Die 23-Jährige beschließt, mit drei Freundinnen in eine WG zu ziehen. „Aber Studenten-WGs sind in Düsseldorf nicht gerade beliebt. Überhaupt werden Studenten nur selten zu einer Wohnungsbesichtigung eingeladen.“ Für sie bleibe unterm Strich nur ein kläglicher Rest — mit Nachtspeicher, Moos an Fensterrahmen, Zimmer mit Würstchengeruch und ohne Heizung. „Wenn man solche schäbigen Buden sieht, fragt man sich, ob sich Vermieter alles erlauben dürfen.“
Rasch lernen die Studentinnen, dass bei Angeboten mit besonders hübschen Fotos auch besonders viel Skepsis angebracht ist. „Das waren Appartements in ab—strusen Gegenden, für welche man vorab Geld auf ein Konto in England überweisen sollte.“ Jetzt wohnt Patricia Naumann, die neben ihrem Studium als Texterin und Uni-Tutorin arbeitet, in Bilk. Fünfte Etage ohne Aufzug. Für ihr WG-Zimmer zahlt sie 315 Euro warm im Monat. „Das ist okay, ich bin zufrieden.“
Als die Hausmeisterin Marcel Scheeren die Wohnung an der Sonnenstraße in Oberbilk zeigt, schämt sie sich. „,Es ist mir peinlich, Ihnen so etwas zu anzubieten’ — das hat sie wortwörtlich zu mir gesagt.“ Die Wohnung ist gut 30 Quadratmeter groß und soll 320 Euro kosten. „Die Wände waren gelb, in der leeren Küche gab es ein großes Loch in der Wand und Schimmel, die Toilettenschüssel war schwarz vor Dreck.“ Dass der Student entsetzt ablehnt, kann die Frau verstehen.

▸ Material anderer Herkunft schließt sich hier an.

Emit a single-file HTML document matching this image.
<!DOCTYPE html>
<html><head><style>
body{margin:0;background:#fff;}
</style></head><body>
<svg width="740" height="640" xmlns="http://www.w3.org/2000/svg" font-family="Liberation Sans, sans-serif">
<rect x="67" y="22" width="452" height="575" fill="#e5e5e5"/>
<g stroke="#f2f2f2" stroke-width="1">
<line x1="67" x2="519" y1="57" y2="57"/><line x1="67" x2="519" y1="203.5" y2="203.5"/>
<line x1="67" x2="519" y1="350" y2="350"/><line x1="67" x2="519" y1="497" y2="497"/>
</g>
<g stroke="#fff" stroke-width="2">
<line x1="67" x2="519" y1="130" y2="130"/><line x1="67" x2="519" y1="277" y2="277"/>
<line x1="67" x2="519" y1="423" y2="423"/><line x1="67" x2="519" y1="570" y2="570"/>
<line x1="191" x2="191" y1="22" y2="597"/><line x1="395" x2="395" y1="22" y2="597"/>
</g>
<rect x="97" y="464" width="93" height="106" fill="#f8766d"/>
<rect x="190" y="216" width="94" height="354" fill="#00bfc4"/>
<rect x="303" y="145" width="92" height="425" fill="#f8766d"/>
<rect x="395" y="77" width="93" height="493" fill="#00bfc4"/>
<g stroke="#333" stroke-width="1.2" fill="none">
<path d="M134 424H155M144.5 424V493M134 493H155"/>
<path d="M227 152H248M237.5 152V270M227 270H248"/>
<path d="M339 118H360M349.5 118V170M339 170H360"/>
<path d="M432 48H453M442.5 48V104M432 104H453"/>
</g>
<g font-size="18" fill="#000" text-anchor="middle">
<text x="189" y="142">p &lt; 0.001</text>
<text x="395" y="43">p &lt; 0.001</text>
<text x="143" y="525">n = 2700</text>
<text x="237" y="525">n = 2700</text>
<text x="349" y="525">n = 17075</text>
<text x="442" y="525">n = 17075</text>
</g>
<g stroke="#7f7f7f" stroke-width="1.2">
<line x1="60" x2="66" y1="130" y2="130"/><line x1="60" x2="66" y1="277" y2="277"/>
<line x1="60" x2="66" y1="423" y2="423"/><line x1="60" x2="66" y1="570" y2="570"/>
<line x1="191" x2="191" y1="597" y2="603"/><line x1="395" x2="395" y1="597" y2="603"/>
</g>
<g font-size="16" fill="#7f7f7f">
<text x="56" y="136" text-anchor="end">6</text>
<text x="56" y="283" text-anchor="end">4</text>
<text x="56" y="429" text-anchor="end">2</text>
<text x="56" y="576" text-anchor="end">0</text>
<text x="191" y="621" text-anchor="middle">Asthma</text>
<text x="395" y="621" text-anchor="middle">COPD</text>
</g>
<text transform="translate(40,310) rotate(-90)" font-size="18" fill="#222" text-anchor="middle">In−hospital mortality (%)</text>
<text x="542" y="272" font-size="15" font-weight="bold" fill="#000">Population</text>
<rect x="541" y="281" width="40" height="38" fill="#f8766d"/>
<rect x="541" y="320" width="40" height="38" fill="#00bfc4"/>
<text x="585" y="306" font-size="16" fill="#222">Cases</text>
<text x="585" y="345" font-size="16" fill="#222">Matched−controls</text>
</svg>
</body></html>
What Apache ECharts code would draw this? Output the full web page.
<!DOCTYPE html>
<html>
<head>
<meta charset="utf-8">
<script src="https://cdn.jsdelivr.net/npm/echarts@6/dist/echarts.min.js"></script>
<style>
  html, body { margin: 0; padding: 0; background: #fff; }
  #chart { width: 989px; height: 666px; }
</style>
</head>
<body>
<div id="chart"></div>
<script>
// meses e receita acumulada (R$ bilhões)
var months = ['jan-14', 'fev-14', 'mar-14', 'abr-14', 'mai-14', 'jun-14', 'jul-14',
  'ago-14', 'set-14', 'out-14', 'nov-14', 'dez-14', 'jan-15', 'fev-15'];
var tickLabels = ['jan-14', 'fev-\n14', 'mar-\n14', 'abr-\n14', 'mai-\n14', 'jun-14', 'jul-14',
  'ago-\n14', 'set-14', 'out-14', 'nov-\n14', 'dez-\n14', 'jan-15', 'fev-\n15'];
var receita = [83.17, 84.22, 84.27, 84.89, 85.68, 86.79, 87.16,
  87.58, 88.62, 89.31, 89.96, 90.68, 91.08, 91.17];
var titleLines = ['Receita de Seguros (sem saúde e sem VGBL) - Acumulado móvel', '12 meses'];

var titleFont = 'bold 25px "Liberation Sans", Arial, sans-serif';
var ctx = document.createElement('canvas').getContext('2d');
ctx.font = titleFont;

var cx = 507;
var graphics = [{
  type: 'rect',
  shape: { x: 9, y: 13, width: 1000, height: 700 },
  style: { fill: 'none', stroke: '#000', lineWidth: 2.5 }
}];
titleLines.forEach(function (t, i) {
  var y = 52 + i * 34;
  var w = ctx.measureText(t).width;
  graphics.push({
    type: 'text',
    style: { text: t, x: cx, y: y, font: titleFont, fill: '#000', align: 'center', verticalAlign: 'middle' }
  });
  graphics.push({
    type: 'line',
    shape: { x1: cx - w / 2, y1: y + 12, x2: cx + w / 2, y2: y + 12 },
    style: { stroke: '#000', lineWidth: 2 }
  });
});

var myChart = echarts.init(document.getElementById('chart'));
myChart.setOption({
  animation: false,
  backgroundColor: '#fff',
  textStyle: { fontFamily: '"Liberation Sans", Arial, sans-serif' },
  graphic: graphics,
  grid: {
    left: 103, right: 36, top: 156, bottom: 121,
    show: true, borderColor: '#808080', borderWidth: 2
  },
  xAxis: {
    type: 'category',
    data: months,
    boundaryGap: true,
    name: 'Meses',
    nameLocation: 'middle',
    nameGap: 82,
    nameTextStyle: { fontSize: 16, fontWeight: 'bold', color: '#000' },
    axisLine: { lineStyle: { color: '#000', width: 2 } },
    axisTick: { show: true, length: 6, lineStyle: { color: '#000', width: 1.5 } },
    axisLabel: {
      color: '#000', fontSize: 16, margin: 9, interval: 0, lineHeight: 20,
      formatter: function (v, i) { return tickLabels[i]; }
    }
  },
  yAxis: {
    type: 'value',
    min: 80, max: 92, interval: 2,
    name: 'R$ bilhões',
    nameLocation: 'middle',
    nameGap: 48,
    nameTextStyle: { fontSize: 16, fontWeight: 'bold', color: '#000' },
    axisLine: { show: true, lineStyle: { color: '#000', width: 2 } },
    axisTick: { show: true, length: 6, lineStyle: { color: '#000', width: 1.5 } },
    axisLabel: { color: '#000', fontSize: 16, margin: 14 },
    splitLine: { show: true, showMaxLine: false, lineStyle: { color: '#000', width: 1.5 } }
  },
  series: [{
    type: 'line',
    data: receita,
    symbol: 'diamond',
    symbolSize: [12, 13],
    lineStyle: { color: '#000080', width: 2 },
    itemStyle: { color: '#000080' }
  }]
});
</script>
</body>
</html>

Marcel Scheeren stammt aus Viersen. In Aachen studiert er für einige Semester Ingenieurwesen. „Aber ich wollte viel lieber Geschichte machen.“ Der 25-Jährige wechselt an die Heine-Uni und sucht ein ganzes Jahr lang nach einer Wohnung. Dabei begegnen ihm 350 Euro für 23 Quadratmeter, 250 Euro für 50 Quadratmeter in Heerdt mit Brikett-Ofen; viele Wohnungen sind schmutzig, unaufgeräumt und unrenoviert. Nein, das sei nicht Sache des Vermieters, heißt es fast immer. Natürlich habe er auch Wohnungen angeschaut, die ihm gefielen, sagt Scheeren. „Aber dort lag dann ein riesiger Stapel an Bewerbungen, da hat man als Student keine Chance.“
Er zieht wieder zu seinen Eltern in Viersen. Zwei Stunden braucht er bis zur Uni in Düsseldorf. „Es gibt nur einen Zug, der durchfährt.“ Wohnungsrecherchen, Studium, die lange Fahrtzeit — seine Freunde sieht er kaum noch. „Ich war regelrecht verzweifelt.“ Dann erreicht ihn die Mail einer Freundin aus Düsseldorf: „In unserer WG wird ’was frei! Interesse?“ Scheeren greift zu.
Seit Januar lebt er mit zwei Mädchen und einem Jungen in einer Altbauwohnung an der Worringer Straße. Sein Zimmer ist 25 Quadratmeter groß, er zahlt 230 Euro im Monat — Strom, Heizung, Internet inklusive. Glücklich ist er aber nicht. „Ich wollte nie in eine WG, zumal sich jetzt bestätigt, was ich immer befürchtet habe: Man hat nie seine Ruhe.“ Die Suche geht weiter.